Problem statement: Quote from the first line below through the line that contains "sep=0pt,text=titleblue] (title) at", both included, and leave the pictures out.

Material:
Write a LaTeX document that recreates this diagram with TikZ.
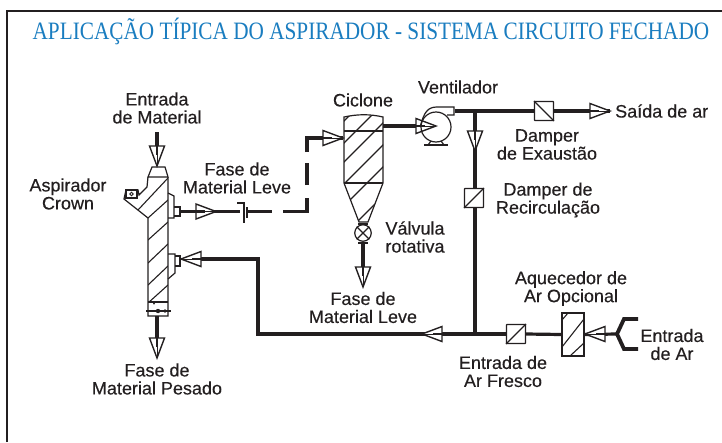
\documentclass[tikz,border=0pt]{standalone}
\usepackage{fontspec}
\setmainfont{Liberation Sans}
\newfontfamily\titlefont{Liberation Serif}
\newfontfamily\lblfont[FakeBold=0.3]{Liberation Sans}
\usetikzlibrary{calc}
\definecolor{inkc}{HTML}{231F20}
\definecolor{titleblue}{HTML}{1A7DC0}
\tikzset{
  x=1pt,y=-1pt,
  lbl/.style={font=\lblfont\fontsize{18}{18}\selectfont,text=inkc,align=center,inner sep=0pt},
  pipe/.style={draw=inkc,line width=3.2pt},
  pipesl/.style={draw=inkc,line width=2.6pt},
  outl/.style={draw=inkc,line width=1.2pt},
  hatchl/.style={draw=inkc,line width=1.1pt},
  damperbox/.style={draw=inkc,line width=1.2pt,fill=white,rectangle,minimum width=19pt,minimum height=19pt,inner sep=0pt,rounded corners=0.5pt},
  arrowtri/.pic={
    \draw[fill=white,draw=inkc,line width=1.4pt] (-20,-7.5) -- (0,0) -- (-20,7.5) -- cycle;
    \draw[draw=inkc,line width=2.6pt] (-23,0) -- (-11,0);
    \draw[draw=inkc,line width=0.8pt] (-11,0) -- (0,0);
  }
}
\begin{document}
\begin{tikzpicture}
\useasboundingbox (0,0) rectangle (722,442);
\fill[white] (0,0) rectangle (722,442);
\draw[inkc,line width=2.2pt] (7,442) -- (7,11) -- (722,11);
\node[inner sep=0pt,text=titleblue] (title) at (371,31) {\scalebox{0.85}[1]{\titlefont\fontsize{25}{26}\selectfont APLICAÇÃO TÍPICA DO ASPIRADOR - SISTEMA CIRCUITO FECHADO}};

% --- vessel
\begin{scope}
\clip (148,177) -- (147,187) -- (139,195) -- (124,199) -- (148,218) -- (148,302) -- (168,302) -- (168,177) -- cycle;
\foreach \a/\b/\c/\d in {138/210/168/178, 148/218/168/200, 148/240/168/222, 148/263/168/244, 148/285/168/266, 148/303/168/285}
  \draw[hatchl] (\a,\b) -- (\c,\d);
\end{scope}
\draw[outl] (148,177) -- (152,167) -- (165,167) -- (168,177) -- cycle;
\draw[outl] (168,177) -- (168,316) -- (148,316) -- (148,218) -- (124,199) -- (126,190) -- (138,190) -- (139,195) -- (147,187) -- (148,177);
\draw[outl] (126,190) rectangle (137,198);
\draw[inkc,line width=0.8pt] (131.5,194) circle (1.8);
\draw[outl] (148,302) -- (168,302);
\draw[inkc,line width=1.7pt] (146,311) -- (171,311);
\fill[inkc] (158,311) circle (2.2) (165,311) circle (1.8) (154,303.5) circle (1);
\draw[outl] (168,193) -- (174,196) -- (174,218) -- (168,218);
\draw[outl] (174,207) -- (180,207) -- (180,216) -- (174,216);
\draw[outl] (168,254) -- (175,254) -- (175,273) -- (168,279);
\draw[outl] (175,256) -- (180,256) -- (180,266) -- (175,266);

% --- cyclone
\begin{scope}
\clip (344,117) .. controls (358,114) and (370,114) .. (383,117) -- (383,183) -- (367,222) -- (359,222) -- (344,183) -- cycle;
\foreach \c in {465,487,506,528,550,579}
  \draw[hatchl] ($(340,\c-340)$) -- ($(395,\c-395)$);
\end{scope}
\draw[outl] (344,117) .. controls (358,114) and (370,114) .. (383,117) -- (383,183) -- (368,222) -- (359,222) -- (344,183) -- cycle;
\draw[outl] (344,131) -- (383,131);
\draw[outl] (344,183) -- (383,183);

% --- named items
\node[damperbox] (dexh) at (544,111) {};
\node[damperbox] (drec) at (474,198) {};
\node[damperbox] (dfresh) at (516,334) {};
\node[draw=inkc,line width=1.3pt,fill=white,rectangle,minimum width=22pt,minimum height=43pt,inner sep=0pt] (heater) at (573,334.5) {};
\node[draw=inkc,line width=1.2pt,fill=white,circle,minimum size=16.5pt,inner sep=0pt] (valve) at (363,233) {};
\coordinate (vin) at (157,132);
\coordinate (vout) at (180,211.5);
\coordinate (cap) at (240,211.5);
\coordinate (capb) at (248,211.5);
\coordinate (d1e) at (272,211.5);
\coordinate (d2s) at (283,211.5);
\coordinate (c1) at (307,211.5);
\coordinate (c1u) at (307,198);
\coordinate (d3s) at (307,185);
\coordinate (d3e) at (307,163);
\coordinate (d4s) at (307,152);
\coordinate (c2) at (307,138);
\coordinate (cyin) at (343,138);
\coordinate (cyout) at (383,126);
\coordinate (fantip) at (436,126);
\coordinate (fanout) at (455,111);
\coordinate (tee) at (475,111);
\coordinate (tee2) at (475,334);
\coordinate (sai) at (610,111);
\coordinate (corner1) at (258,259);
\coordinate (corner2) at (258,334);
\coordinate (fork) at (617,334);
\coordinate (vbot) at (363,244);
\coordinate (vbotend) at (363,270);
\coordinate (pesin) at (157,316);
\coordinate (pesend) at (157,340);

% --- valve details
\draw[inkc,line width=1.1pt] (valve.north west) -- (valve.south east) (valve.north east) -- (valve.south west);
\draw[inkc,line width=1.8pt] (358,224) -- (368,224) (358,243) -- (368,243);

% --- pipes
\draw[pipe] (vin) -- (157,146);
\draw[pipe] (vout) -- (205,211.5);
\draw[pipesl] (205,211.5) -- (cap);
\draw[pipe] (capb) -- (d1e) (d2s) -- (c1) -- (c1u) (d3s) -- (d3e) (d4s) -- (c2) -- (cyin);
\draw[pipe] (cyout) -- (416,126);
\draw[pipe] (fanout) -- (dexh.west) (dexh.east) -- (sai);
\draw[pipe] (tee) -- (drec.north -| tee) (drec.south -| tee) -- (tee2);
\draw[pipe] (vbot) -- (vbotend);
\draw[pipe] (pesin) -- (pesend);
\draw[pipe] (200,259) -- (corner1) -- (corner2) -- (dfresh.west);
\draw[pipe] (dfresh.east) -- (heater.west);
\draw[pipe] (heater.east) -- (fork);
\draw[inkc,line width=3.8pt] (638,319) -- (624,319) -- (617,334) -- (624,349) -- (638,349);
\draw[inkc,line width=1.4pt] (237,203) -- (244,203) -- (244,223) (247,207) -- (247,218);

% --- arrowheads
\pic[rotate=-90] at (157,166) {arrowtri};
\pic at (216,211.5) {arrowtri};
\pic at (343,138) {arrowtri};
\pic at (436,126) {arrowtri};
\pic at (610,111) {arrowtri};
\pic[rotate=-90] at (475,151) {arrowtri};
\pic[rotate=-90] at (363,287) {arrowtri};
\pic[rotate=-90] at (157,358) {arrowtri};
\pic[rotate=180] at (181,259) {arrowtri};
\pic[rotate=180] at (422,334) {arrowtri};
\pic[rotate=180] at (585,334) {arrowtri};

% --- fan, drawn over its arrowhead
\node[draw=inkc,line width=1.2pt,circle,minimum size=30pt,inner sep=0pt] (fan) at (436,127) {};
\draw[outl] (fan.west) ++(0,-1) .. controls (424,112) and (428,107) .. (437,107) -- (454,107) -- (454,115) -- (447,115);
\draw[outl] (428,145) -- (431,141) (444,145) -- (441,141);
\draw[inkc,line width=2pt] (424,145) -- (448,145);

% --- damper blades and heater hatch
\draw[hatchl] (dexh.north west) -- (dexh.south east);
\draw[hatchl] (drec.south west) -- (drec.north east);
\draw[hatchl] (dfresh.south west) -- (dfresh.north east);
\draw[hatchl] (562,320) -- (568,313);
\draw[hatchl] (562,347) -- (584,319);
\draw[hatchl] (570,356) -- (584,343);

% --- labels
\node[lbl] (l1) at (157,108) {Entrada\\de Material};
\node[lbl] (l2) at (68,194) {Aspirador\\Crown};
\node[lbl] (l3) at (237,178) {Fase de\\Material Leve};
\node[lbl] (l4) at (363,100) {Ciclone};
\node[lbl] (l5) at (458,87) {Ventilador};
\node[lbl,anchor=west] (l6) at (615,111) {Saída de ar};
\node[lbl] (l7) at (547,144.5) {Damper\\de Exaustão};
\node[lbl] (l8) at (548,200) {Damper de\\Recirculação};
\node[lbl] (l9) at (415,237) {Válvula\\rotativa};
\node[lbl] (l10) at (363,307.5) {Fase de\\Material Leve};
\node[lbl] (l11) at (157,379) {Fase de\\Material Pesado};
\node[lbl] (l12) at (571,288.5) {Aquecedor de\\Ar Opcional};
\node[lbl] (l13) at (503,371.5) {Entrada de\\Ar Fresco};
\node[lbl] (l14) at (672,344.5) {Entrada\\de Ar};
\end{tikzpicture}
\end{document}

Answer to this task:
Write a LaTeX document that recreates this diagram with TikZ.
\documentclass[tikz,border=0pt]{standalone}
\usepackage{fontspec}
\setmainfont{Liberation Sans}
\newfontfamily\titlefont{Liberation Serif}
\newfontfamily\lblfont[FakeBold=0.3]{Liberation Sans}
\usetikzlibrary{calc}
\definecolor{inkc}{HTML}{231F20}
\definecolor{titleblue}{HTML}{1A7DC0}
\tikzset{
  x=1pt,y=-1pt,
  lbl/.style={font=\lblfont\fontsize{18}{18}\selectfont,text=inkc,align=center,inner sep=0pt},
  pipe/.style={draw=inkc,line width=3.2pt},
  pipesl/.style={draw=inkc,line width=2.6pt},
  outl/.style={draw=inkc,line width=1.2pt},
  hatchl/.style={draw=inkc,line width=1.1pt},
  damperbox/.style={draw=inkc,line width=1.2pt,fill=white,rectangle,minimum width=19pt,minimum height=19pt,inner sep=0pt,rounded corners=0.5pt},
  arrowtri/.pic={
    \draw[fill=white,draw=inkc,line width=1.4pt] (-20,-7.5) -- (0,0) -- (-20,7.5) -- cycle;
    \draw[draw=inkc,line width=2.6pt] (-23,0) -- (-11,0);
    \draw[draw=inkc,line width=0.8pt] (-11,0) -- (0,0);
  }
}
\begin{document}
\begin{tikzpicture}
\useasboundingbox (0,0) rectangle (722,442);
\fill[white] (0,0) rectangle (722,442);
\draw[inkc,line width=2.2pt] (7,442) -- (7,11) -- (722,11);
\node[inner sep=0pt,text=titleblue] (title) at (371,31) {\scalebox{0.85}[1]{\titlefont\fontsize{25}{26}\selectfont APLICAÇÃO TÍPICA DO ASPIRADOR - SISTEMA CIRCUITO FECHADO}};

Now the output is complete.